Given problem> Exactly retype the lines of the material from its first line to the line with "import plotly.graph_objects as go", including both.

======== Exercise material

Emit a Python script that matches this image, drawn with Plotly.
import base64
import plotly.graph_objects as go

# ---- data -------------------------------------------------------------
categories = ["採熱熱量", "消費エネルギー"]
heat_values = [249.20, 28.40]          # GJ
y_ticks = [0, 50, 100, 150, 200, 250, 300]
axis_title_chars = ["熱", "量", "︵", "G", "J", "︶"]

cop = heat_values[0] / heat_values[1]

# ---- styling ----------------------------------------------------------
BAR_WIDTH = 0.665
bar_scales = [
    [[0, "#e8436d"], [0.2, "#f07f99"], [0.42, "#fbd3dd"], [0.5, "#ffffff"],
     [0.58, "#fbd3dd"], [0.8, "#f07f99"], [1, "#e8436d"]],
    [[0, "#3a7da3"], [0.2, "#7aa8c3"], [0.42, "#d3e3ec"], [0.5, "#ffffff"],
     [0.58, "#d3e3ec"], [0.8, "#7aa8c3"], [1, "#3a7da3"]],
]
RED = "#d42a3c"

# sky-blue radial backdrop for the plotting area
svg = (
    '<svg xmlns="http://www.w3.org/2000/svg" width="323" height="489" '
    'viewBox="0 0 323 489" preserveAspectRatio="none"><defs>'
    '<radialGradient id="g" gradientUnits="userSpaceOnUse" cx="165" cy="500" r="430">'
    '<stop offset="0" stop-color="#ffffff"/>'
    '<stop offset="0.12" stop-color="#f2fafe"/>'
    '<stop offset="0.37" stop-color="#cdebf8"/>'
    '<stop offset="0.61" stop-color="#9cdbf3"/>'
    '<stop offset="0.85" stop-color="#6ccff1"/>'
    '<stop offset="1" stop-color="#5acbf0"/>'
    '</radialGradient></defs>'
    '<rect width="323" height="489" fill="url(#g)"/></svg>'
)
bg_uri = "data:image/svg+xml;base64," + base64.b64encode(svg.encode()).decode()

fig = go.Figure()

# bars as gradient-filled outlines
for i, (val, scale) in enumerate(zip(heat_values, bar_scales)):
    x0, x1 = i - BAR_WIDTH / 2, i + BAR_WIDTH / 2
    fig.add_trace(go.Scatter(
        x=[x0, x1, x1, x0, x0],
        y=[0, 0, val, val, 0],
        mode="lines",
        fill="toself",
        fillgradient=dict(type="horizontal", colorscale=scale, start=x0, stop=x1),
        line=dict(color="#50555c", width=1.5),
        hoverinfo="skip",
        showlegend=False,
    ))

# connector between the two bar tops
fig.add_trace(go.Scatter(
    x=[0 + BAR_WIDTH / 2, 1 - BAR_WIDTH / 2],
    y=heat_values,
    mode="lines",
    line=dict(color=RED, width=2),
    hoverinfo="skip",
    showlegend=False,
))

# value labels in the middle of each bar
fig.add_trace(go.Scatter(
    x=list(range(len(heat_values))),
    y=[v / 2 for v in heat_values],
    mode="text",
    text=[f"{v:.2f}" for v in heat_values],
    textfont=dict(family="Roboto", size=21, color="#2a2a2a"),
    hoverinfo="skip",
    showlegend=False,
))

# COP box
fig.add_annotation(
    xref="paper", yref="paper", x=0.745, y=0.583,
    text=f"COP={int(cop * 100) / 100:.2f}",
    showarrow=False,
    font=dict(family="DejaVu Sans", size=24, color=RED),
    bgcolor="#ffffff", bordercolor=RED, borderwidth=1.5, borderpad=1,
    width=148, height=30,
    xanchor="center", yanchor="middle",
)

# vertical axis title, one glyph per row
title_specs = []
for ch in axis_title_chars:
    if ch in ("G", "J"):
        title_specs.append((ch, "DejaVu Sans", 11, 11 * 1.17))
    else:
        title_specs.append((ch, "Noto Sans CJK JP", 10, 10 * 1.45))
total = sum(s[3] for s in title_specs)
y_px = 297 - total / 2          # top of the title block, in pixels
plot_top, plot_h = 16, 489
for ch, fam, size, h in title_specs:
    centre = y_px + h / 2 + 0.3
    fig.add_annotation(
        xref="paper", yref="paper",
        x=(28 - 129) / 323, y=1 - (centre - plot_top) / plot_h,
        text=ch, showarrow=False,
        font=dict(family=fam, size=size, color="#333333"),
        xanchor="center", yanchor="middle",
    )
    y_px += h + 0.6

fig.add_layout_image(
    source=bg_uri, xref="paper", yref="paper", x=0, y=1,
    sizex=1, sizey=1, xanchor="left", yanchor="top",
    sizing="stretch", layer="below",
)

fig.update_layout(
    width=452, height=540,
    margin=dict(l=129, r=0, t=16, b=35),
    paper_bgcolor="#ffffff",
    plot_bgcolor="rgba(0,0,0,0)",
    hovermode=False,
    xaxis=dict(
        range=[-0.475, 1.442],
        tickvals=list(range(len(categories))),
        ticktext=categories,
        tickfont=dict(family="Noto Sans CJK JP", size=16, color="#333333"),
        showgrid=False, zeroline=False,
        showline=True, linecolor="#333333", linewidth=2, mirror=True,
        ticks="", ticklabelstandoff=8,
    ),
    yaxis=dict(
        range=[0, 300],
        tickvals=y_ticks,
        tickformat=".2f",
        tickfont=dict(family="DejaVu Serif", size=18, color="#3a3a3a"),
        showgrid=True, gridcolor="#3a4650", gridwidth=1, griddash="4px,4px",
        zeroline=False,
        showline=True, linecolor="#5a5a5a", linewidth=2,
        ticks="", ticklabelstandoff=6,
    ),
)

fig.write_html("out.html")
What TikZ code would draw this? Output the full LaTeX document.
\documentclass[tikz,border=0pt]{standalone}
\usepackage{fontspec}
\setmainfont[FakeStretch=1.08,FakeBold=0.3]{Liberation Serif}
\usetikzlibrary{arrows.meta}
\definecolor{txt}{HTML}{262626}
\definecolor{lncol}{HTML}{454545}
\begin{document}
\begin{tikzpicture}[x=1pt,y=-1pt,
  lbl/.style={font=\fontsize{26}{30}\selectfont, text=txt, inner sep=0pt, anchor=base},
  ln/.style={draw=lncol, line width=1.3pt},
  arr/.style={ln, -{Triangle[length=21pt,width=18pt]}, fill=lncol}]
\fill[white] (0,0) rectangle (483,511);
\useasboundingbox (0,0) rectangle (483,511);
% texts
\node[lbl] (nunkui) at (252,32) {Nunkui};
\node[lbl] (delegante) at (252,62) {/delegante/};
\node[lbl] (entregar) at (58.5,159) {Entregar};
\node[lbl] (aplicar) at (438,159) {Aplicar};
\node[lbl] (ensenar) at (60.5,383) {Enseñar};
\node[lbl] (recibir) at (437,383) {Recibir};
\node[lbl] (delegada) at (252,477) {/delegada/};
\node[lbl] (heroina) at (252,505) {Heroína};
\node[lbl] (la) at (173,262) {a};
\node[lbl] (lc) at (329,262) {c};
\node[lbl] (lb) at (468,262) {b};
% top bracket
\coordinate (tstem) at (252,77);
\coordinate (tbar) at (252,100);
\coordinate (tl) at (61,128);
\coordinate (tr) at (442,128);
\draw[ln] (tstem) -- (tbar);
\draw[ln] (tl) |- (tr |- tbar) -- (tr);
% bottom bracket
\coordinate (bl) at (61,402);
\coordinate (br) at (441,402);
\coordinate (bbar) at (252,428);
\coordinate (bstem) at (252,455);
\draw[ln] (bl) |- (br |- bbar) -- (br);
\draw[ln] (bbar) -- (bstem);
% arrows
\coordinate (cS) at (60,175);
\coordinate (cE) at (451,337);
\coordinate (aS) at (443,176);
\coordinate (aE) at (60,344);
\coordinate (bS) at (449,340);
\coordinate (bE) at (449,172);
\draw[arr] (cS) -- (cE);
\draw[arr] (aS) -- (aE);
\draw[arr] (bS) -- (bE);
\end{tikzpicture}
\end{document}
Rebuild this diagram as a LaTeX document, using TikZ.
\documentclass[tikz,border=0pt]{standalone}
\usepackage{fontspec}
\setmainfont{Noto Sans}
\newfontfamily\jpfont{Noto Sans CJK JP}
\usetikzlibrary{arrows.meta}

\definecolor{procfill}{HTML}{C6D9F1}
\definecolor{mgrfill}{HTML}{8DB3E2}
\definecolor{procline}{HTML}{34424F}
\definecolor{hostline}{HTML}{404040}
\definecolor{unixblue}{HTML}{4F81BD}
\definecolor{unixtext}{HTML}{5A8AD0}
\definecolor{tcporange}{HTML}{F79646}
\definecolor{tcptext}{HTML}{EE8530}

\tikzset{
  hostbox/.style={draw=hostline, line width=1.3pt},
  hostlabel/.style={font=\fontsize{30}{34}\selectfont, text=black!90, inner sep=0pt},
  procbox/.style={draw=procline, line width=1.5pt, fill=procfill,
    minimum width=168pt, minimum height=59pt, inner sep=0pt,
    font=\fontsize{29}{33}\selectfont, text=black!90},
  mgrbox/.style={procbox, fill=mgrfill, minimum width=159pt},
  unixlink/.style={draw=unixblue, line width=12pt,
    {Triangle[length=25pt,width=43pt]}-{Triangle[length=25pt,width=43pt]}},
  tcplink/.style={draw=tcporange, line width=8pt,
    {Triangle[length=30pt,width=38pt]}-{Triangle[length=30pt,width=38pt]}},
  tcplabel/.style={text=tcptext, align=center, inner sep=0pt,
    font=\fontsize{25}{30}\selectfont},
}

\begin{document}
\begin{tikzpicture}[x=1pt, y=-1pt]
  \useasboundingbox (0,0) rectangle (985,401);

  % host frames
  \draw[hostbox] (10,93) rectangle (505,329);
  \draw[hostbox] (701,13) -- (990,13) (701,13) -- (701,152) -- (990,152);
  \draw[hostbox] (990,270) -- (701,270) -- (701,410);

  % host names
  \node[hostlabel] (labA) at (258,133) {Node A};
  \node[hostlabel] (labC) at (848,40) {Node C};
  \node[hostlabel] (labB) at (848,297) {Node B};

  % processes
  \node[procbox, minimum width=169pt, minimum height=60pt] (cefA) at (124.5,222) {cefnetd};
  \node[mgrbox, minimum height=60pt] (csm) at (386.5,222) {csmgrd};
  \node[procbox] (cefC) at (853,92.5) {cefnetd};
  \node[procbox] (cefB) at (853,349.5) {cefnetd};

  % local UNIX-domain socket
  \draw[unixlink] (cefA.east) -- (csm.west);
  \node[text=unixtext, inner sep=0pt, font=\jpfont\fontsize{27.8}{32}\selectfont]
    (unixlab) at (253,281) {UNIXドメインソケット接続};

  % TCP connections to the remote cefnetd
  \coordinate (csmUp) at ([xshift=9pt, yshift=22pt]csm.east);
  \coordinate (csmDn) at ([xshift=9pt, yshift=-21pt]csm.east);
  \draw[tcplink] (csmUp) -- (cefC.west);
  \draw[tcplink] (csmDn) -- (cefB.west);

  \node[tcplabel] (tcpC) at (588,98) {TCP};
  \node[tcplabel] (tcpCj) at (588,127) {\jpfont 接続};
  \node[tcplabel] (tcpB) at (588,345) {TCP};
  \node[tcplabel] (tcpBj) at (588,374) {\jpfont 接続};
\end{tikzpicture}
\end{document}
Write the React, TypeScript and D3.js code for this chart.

================

Solution below>
Emit a Python script that matches this image, drawn with Plotly.
import base64
import plotly.graph_objects as go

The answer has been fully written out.